(PROBLEM REQUIREMENTS): Emit the data below verbatim, stripping out any pictures.

(RECORDED INFORMATION):
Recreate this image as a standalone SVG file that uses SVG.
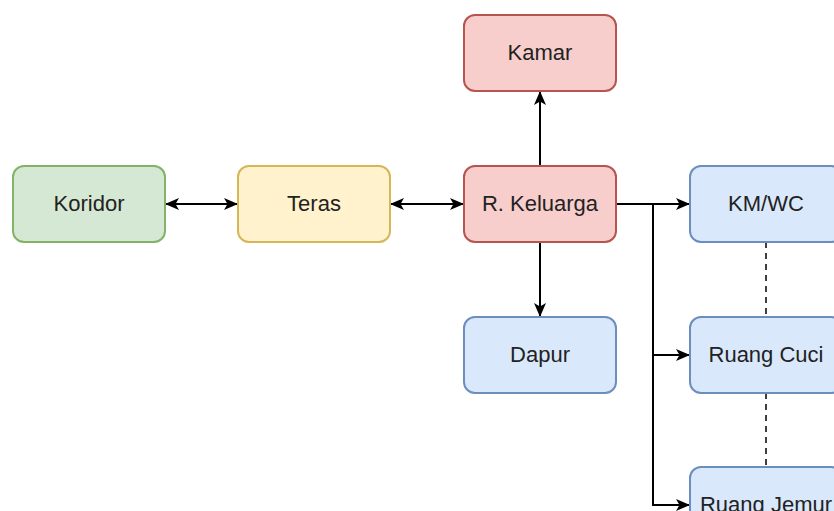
<svg xmlns="http://www.w3.org/2000/svg" width="834" height="511" viewBox="0 0 834 511">
  <style>
    .box { stroke-width: 2; }
    .green { fill: #d5e8d4; stroke: #82b366; }
    .yellow { fill: #fff2cc; stroke: #d6b656; }
    .red { fill: #f8cecc; stroke: #b85450; }
    .blue { fill: #dae8fc; stroke: #6c8ebf; }
    .label { font-family: "Liberation Sans", Arial, sans-serif; font-size: 22px; fill: #222; text-anchor: middle; }
    .edge { fill: none; stroke: #000; stroke-width: 2; }
    .dash { fill: none; stroke: #000; stroke-width: 1.5; stroke-dasharray: 6 5; }
  </style>
  <defs>
    <marker id="arrow" markerUnits="userSpaceOnUse" markerWidth="14" markerHeight="12" viewBox="0 0 14 12" refX="13" refY="6" orient="auto-start-reverse">
      <path d="M0,0 L14,6 L0,12 L3.5,6 Z" fill="#000"/>
    </marker>
  </defs>

  <g id="connectors">
    <line class="edge" x1="166" y1="204" x2="237" y2="204" marker-start="url(#arrow)" marker-end="url(#arrow)"/>
    <line class="edge" x1="391" y1="204" x2="463" y2="204" marker-start="url(#arrow)" marker-end="url(#arrow)"/>
    <line class="edge" x1="540" y1="166" x2="540" y2="92" marker-end="url(#arrow)"/>
    <line class="edge" x1="540" y1="242" x2="540" y2="316" marker-end="url(#arrow)"/>
    <line class="edge" x1="616" y1="204" x2="689" y2="204" marker-end="url(#arrow)"/>
    <polyline class="edge" points="653,204 653,355 689,355" marker-end="url(#arrow)"/>
    <polyline class="edge" points="653,355 653,505 689,505" marker-end="url(#arrow)"/>
    <line class="dash" x1="766" y1="242" x2="766" y2="317"/>
    <line class="dash" x1="766" y1="393" x2="766" y2="467"/>
  </g>

  <g id="koridor">
    <rect class="box green" x="13" y="166" width="152" height="76" rx="11"/>
    <text class="label" x="89" y="211">Koridor</text>
  </g>
  <g id="teras">
    <rect class="box yellow" x="238" y="166" width="152" height="76" rx="11"/>
    <text class="label" x="314" y="211">Teras</text>
  </g>
  <g id="r-keluarga">
    <rect class="box red" x="464" y="166" width="152" height="76" rx="11"/>
    <text class="label" x="540" y="211">R. Keluarga</text>
  </g>
  <g id="kamar">
    <rect class="box red" x="464" y="15" width="152" height="76" rx="11"/>
    <text class="label" x="540" y="60">Kamar</text>
  </g>
  <g id="dapur">
    <rect class="box blue" x="464" y="317" width="152" height="76" rx="11"/>
    <text class="label" x="540" y="362">Dapur</text>
  </g>
  <g id="km-wc">
    <rect class="box blue" x="690" y="166" width="152" height="76" rx="11"/>
    <text class="label" x="766" y="211">KM/WC</text>
  </g>
  <g id="ruang-cuci">
    <rect class="box blue" x="690" y="317" width="152" height="76" rx="11"/>
    <text class="label" x="766" y="362">Ruang Cuci</text>
  </g>
  <g id="ruang-jemur">
    <rect class="box blue" x="690" y="467" width="152" height="76" rx="11"/>
    <text class="label" x="766" y="512">Ruang Jemur</text>
  </g>
</svg>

(CORRECT RESPONSE):
Recreate this image as a standalone SVG file that uses SVG.
<svg xmlns="http://www.w3.org/2000/svg" width="834" height="511" viewBox="0 0 834 511">
  <style>
    .box { stroke-width: 2; }
    .green { fill: #d5e8d4; stroke: #82b366; }
    .yellow { fill: #fff2cc; stroke: #d6b656; }
    .red { fill: #f8cecc; stroke: #b85450; }
    .blue { fill: #dae8fc; stroke: #6c8ebf; }
    .label { font-family: "Liberation Sans", Arial, sans-serif; font-size: 22px; fill: #222; text-anchor: middle; }
    .edge { fill: none; stroke: #000; stroke-width: 2; }
    .dash { fill: none; stroke: #000; stroke-width: 1.5; stroke-dasharray: 6 5; }
  </style>
  <defs>
    <marker id="arrow" markerUnits="userSpaceOnUse" markerWidth="14" markerHeight="12" viewBox="0 0 14 12" refX="13" refY="6" orient="auto-start-reverse">
      <path d="M0,0 L14,6 L0,12 L3.5,6 Z" fill="#000"/>
    </marker>
  </defs>

  <g id="connectors">
    <line class="edge" x1="166" y1="204" x2="237" y2="204" marker-start="url(#arrow)" marker-end="url(#arrow)"/>
    <line class="edge" x1="391" y1="204" x2="463" y2="204" marker-start="url(#arrow)" marker-end="url(#arrow)"/>
    <line class="edge" x1="540" y1="166" x2="540" y2="92" marker-end="url(#arrow)"/>
    <line class="edge" x1="540" y1="242" x2="540" y2="316" marker-end="url(#arrow)"/>
    <line class="edge" x1="616" y1="204" x2="689" y2="204" marker-end="url(#arrow)"/>
    <polyline class="edge" points="653,204 653,355 689,355" marker-end="url(#arrow)"/>
    <polyline class="edge" points="653,355 653,505 689,505" marker-end="url(#arrow)"/>
    <line class="dash" x1="766" y1="242" x2="766" y2="317"/>
    <line class="dash" x1="766" y1="393" x2="766" y2="467"/>
  </g>

  <g id="koridor">
    <rect class="box green" x="13" y="166" width="152" height="76" rx="11"/>
    <text class="label" x="89" y="211">Koridor</text>
  </g>
  <g id="teras">
    <rect class="box yellow" x="238" y="166" width="152" height="76" rx="11"/>
    <text class="label" x="314" y="211">Teras</text>
  </g>
  <g id="r-keluarga">
    <rect class="box red" x="464" y="166" width="152" height="76" rx="11"/>
    <text class="label" x="540" y="211">R. Keluarga</text>
  </g>
  <g id="kamar">
    <rect class="box red" x="464" y="15" width="152" height="76" rx="11"/>
    <text class="label" x="540" y="60">Kamar</text>
  </g>
  <g id="dapur">
    <rect class="box blue" x="464" y="317" width="152" height="76" rx="11"/>
    <text class="label" x="540" y="362">Dapur</text>
  </g>
  <g id="km-wc">
    <rect class="box blue" x="690" y="166" width="152" height="76" rx="11"/>
    <text class="label" x="766" y="211">KM/WC</text>
  </g>
  <g id="ruang-cuci">
    <rect class="box blue" x="690" y="317" width="152" height="76" rx="11"/>
    <text class="label" x="766" y="362">Ruang Cuci</text>
  </g>
  <g id="ruang-jemur">
    <rect class="box blue" x="690" y="467" width="152" height="76" rx="11"/>
    <text class="label" x="766" y="512">Ruang Jemur</text>
  </g>
</svg>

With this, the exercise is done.